Ещё мы любили мотоциклы. «Ява» и «Cezet». Валет их ненавидел. Они плохо пахли.

Мы и собирались тогда на «голубятне», и все вопросы решали, и все планы строили на «голубятне». И был у нас друг Боря, правда, реальный негр. Сколько ему лет – хрен его знает, сам он говорил, что считать умеет плохо, а по внешности его определить было трудно, какой-то он неопределённый весь, в этом смысле, был. Наш Боря, похоже, ещё от того самого Первого в СССР Всемирного фестиваля молодежи и студентов произошёл :) Мы его никогда не обижали расово.

Жил, за неимением другого, по бабским студенческим общежитиям (по его словам – не проверяли), зато они (бабы) его кормили и одевали хорошо (вот это было заметно). Но не в этом дело. Боря один раз сглупил (или излишне проявил инициативу, что, собственно, почти одно и то же).

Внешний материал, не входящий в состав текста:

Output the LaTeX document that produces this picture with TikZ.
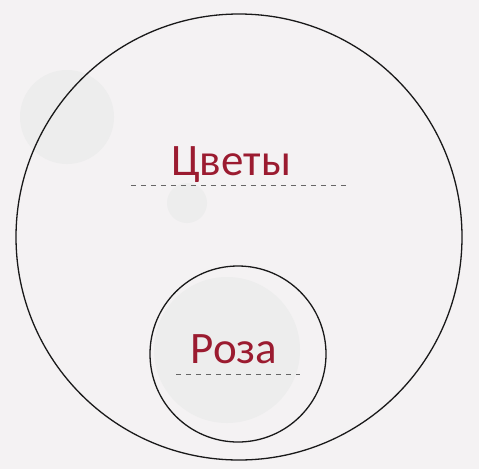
\documentclass[tikz,border=0pt]{standalone}
\usepackage{fontspec}
\setmainfont{Carlito}
\usetikzlibrary{positioning}
\definecolor{wine}{HTML}{9B1B30}
\definecolor{paper}{HTML}{F4F2F3}
\begin{document}
\begin{tikzpicture}[x=1pt, y=-1pt]
\tikzstyle{set}=[circle, draw=black!90, line width=1.3pt, inner sep=0pt]
\tikzstyle{word}=[text=wine, font=\fontsize{45}{50}\selectfont, inner sep=0pt, anchor=base]
\tikzstyle{guide}=[dashed, dash pattern=on 5pt off 5pt, draw=black!60, line width=0.8pt]
\tikzstyle{blot}=[fill=black!7, draw=none]
    \fill[paper] (0,0) rectangle (479,469);
    \useasboundingbox (0,0) rectangle (479,469);
    % faint shapes showing through the paper
    \fill[blot] (67,117) circle (47);
    \fill[blot] (227,350) circle (73);
    \fill[blot] (187,203) circle (20);
    \node[set, minimum size=446pt] (flowers) at (239,237) {};
    \node[set, minimum size=176pt] (rose) at (238,354) {};
    \node[word] (flowerslabel) at (231,175) {Цветы};
    \node[word] (roselabel) at (234,363) {Роза};
    \coordinate (fl1) at (131,185);
    \coordinate (fl2) at (346,185);
    \coordinate (rl1) at (176,374);
    \coordinate (rl2) at (300,374);
    \draw[guide] (fl1) -- (fl2);
    \draw[guide] (rl1) -- (rl2);
\end{tikzpicture}
\end{document}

Крысы. Это такие противные животные, которые не только всякую заразу разносят, перегрызают провода, но и породистых голубей душат. А Валет – он бывает резок на слово, но руки золотые и душа – ягнёнка. Валет из огнетушителя соорудил огнемёт (типа, костерок в походе разжечь и т. п.). Соорудил, да и оставил без присмотра. Не то чтобы на дороге бросил, положил в подсобке голубятни. Сверху голуби-то под замком посерьёзнее, а вниз доступ к инструментам имел практически каждый. Он потом и сам себя корил за эту «бензиновую бомбу», но с голубями, слава богу, всё обошлось.